Current advancement of device technology makes it possible to develop the multi-core processors to exploit parallel and concurrent processing, and commercial processors are popularly practiced, which support simultaneous multi-thread execution (SMT). Most of these processors are aimed at exploiting instruction level parallelism (ILP). However, the limits of ILP exploitation are being reached. In addition, the more exploiting ILP, it makes the circuitry of processors the more complicated.
We are taking another simpler approach focused only on thread level parallelism (TLP), and developing the TLP oriented processor, named Fuce. The Fuce processor is designed on the model of continuation- based multithread execution, which is an advanced version of the conventional dataflow computing model. Continuance is defined as computation continuation and data-transfer between threads. Every thread is executed as a non-preemptive sequence of instructions, and any thread becomes ready to execute when all of continuances are notified from its preceding thread executions. The conituation-based multithread execution unifies both external event processing and internal computation as a thread execution.
The Fuce processor is a chip-multi-processor equipped with Thread Activation Controller (TAC for short) and multiple Thread Execution Units (TEUs for short). TAC controls is a hardware implementation of the continuation-based multithreading execution. TAC drastically reduces the overhead of multithreaded execution, and Fuce processor makes it possible to develop more feasible cost/performance TLP processor. Multiple TEUs execute multiple threads in concurrent way. TEU is constructed with a pair of execution unit and pre-load unit. The execution unit is a simple RISC core, and executes register-to- register instructions. The pre-load unit executes only the load instructions that set up thread context. TEU has two register files; One is used by the execution unit for the current thread execution, and another is used by the pre-load unit to set up the context for the next thread execution. The execution unit and pre-load unit run in parallel. Thus, the Fuce processor, with TAC and multiple TEUs, exploits thread level parallelism (TLP).

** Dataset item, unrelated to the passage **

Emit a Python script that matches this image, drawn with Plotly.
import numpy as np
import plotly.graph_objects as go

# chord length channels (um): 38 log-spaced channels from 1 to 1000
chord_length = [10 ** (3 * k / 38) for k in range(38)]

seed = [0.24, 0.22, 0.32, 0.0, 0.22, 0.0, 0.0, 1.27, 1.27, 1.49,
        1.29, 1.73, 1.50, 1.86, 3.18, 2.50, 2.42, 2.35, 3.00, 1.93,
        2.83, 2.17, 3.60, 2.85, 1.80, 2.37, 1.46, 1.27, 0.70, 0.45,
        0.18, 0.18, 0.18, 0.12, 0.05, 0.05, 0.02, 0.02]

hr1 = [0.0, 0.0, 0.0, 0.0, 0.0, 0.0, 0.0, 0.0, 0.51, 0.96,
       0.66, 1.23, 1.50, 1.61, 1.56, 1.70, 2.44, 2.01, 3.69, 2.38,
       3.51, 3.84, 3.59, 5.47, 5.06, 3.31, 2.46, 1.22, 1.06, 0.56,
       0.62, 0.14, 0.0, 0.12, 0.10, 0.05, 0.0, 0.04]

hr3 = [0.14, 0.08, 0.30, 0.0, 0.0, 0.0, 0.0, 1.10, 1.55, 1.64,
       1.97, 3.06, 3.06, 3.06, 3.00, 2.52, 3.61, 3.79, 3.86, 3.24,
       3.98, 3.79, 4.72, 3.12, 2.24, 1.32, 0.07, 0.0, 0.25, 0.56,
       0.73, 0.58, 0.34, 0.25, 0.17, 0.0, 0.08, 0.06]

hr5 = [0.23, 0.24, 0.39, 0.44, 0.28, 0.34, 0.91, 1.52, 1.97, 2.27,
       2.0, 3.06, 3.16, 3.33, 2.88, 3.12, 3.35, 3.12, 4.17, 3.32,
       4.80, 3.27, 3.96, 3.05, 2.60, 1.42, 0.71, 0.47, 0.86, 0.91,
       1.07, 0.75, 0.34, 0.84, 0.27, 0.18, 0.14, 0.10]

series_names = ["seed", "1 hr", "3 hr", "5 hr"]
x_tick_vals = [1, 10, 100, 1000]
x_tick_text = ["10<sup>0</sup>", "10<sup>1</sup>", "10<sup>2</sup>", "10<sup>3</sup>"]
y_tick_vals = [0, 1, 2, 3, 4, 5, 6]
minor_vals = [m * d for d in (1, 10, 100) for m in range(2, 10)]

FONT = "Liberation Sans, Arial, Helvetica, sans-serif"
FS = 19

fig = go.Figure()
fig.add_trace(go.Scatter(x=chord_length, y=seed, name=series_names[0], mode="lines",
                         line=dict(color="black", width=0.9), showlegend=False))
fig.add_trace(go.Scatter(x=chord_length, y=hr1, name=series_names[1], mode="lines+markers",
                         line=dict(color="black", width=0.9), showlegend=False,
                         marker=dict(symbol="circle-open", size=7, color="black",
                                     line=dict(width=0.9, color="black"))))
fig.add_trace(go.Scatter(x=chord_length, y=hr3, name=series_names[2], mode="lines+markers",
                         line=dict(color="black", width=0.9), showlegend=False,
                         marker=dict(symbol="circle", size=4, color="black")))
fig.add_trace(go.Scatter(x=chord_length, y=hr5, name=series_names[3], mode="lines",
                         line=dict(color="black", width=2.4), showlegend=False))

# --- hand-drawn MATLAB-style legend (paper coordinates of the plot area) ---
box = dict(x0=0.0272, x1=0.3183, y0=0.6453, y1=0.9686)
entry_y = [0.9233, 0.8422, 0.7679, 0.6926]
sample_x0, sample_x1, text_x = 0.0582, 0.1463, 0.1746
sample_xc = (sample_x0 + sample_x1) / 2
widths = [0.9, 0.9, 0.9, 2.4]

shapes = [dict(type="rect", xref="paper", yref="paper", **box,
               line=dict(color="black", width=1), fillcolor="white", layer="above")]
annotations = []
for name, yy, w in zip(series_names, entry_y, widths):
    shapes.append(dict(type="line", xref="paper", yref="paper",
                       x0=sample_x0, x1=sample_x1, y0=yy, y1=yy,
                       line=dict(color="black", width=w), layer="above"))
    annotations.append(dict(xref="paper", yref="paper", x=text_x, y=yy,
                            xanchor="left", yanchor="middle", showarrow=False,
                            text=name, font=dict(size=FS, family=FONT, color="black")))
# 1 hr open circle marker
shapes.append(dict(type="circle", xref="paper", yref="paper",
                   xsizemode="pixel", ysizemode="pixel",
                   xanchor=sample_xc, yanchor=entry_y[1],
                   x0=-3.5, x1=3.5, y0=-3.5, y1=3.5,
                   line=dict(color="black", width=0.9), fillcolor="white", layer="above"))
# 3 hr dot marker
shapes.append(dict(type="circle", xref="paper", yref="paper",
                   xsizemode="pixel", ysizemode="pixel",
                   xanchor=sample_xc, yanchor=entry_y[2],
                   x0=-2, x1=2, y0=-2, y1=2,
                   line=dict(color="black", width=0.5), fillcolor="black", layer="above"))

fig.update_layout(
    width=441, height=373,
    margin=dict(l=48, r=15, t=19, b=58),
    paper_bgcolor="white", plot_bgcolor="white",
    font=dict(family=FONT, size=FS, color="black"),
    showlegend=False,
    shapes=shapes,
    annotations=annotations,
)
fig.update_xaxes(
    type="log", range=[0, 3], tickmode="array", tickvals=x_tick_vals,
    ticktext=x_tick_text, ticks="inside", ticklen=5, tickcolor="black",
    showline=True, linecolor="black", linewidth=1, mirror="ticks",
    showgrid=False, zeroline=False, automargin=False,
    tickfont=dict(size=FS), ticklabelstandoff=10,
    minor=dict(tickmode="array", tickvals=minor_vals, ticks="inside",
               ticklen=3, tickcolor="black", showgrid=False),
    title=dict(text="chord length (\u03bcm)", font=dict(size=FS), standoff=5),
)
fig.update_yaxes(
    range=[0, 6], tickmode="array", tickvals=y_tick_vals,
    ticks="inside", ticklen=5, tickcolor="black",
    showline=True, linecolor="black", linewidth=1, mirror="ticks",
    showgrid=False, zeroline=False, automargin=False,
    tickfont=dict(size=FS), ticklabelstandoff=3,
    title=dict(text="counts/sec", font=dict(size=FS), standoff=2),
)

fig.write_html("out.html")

In order to verify the behavior and to evaluate the performance of the Fuce processor, a Fuce processor emulator is developed using multiple FPGA chips. The Fuce processor on FPGA is implemented using VHDL. We have also developed software simulators for gate level simulation and event level simulation using VHDL and Java respectively.
In the presentation, we introduce the core concepts of Fuce architecture, programming model for Fuce and overview of the Fuce processor design. Then we show evaluation of the Fuce processor from the viewpoint of both the parallel execution performance and hardware cost.